Medical negligence: sub standard treatment by a nursing home.

James Braund, specialist personal injury and clinical negligence senior associate solicitor at Trethowans LLP’s Poole Office, has recently concluded a medical negligence claim relating to alleged sub standard treatment by a nursing home.

Mr B was admitted to Hospital in September 2012 due to a cardiac arrest. Unfortunately, whilst in Hospital, in October 2012, Mr B suffered a stroke. As a result, he lost all left arm movement and had minimal movement at the left hip with severe restriction below the left knee. Due to his paralysis it was recognised that Mr B needed to be turned and repositioned regularly to prevent pressure sores and this took place throughout his stay in Hospital. In April 2013 Mr B was discharged to a nursing home. The care plan made it clear that he needed to be repositioned regularly to prevent pressure sores. Unfortunately Mr B’s time at the nursing home was problematic. His family considered that there were issues with necessary equipment (such as cradle’s and pressure relieving mattresses) not being available when he was transferred to the home and they felt that he was not repositioned sufficiently. In mid May 2013 Mr B started to develop pain in his left heel. This continued throughout June 2013, when a pressure sore was diagnosed on his heel. By July 2013 the pressure sore had become a grade 4 sore and he was admitted to Hospital for treatment. Mr B underwent several months of treatment in Hospital due to the pressure sore and there was concern that his leg could have to be amputated below the knee. Thankfully, debridement and VAC therapy proved to be some success, although Mr B continued to experience pain with his heel.

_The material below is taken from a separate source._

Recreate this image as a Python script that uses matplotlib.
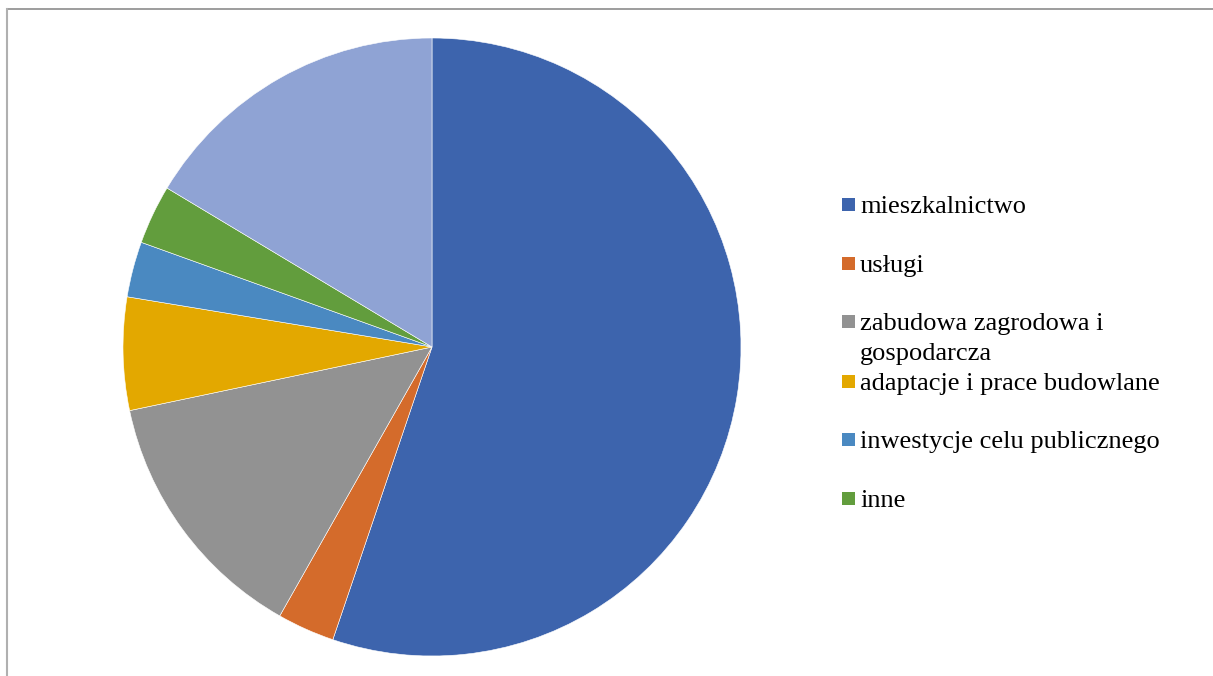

Mr B and his family instructed James Braund at Trethowans LLP regarding a potential claim relating to the pressure sores. James obtained the medical records, which appeared to suggest that an inadequate amount of repositioning had been offered by the nursing home, compared with the care plan which had been devised, and then put the claim to the nursing home in question. The nursing home strongly denied the claim and claimed that Mr B was uncooperative with repositioning. Expert medico-legal evidence was obtained which appeared to confirm, among other things, that the repositioning offered was substandard and the manner of repositioning was inadequate (in terms of a lack of encouragement or explanation as to the potential consequences of not repositioning). The nursing home and their insurers continued to deny liability and therefore proceedings were issued. Unfortunately, Mr B sadly passed away after proceedings had been issued but before they had been served. James arranged for the executors of Mr B’s estate to be substituted into proceedings to continue the claim. Shortly after this the nursing home instructed solicitors who promptly admitted liability and entered into settlement negotiations. Damages in the claim were settled for £30,000.00.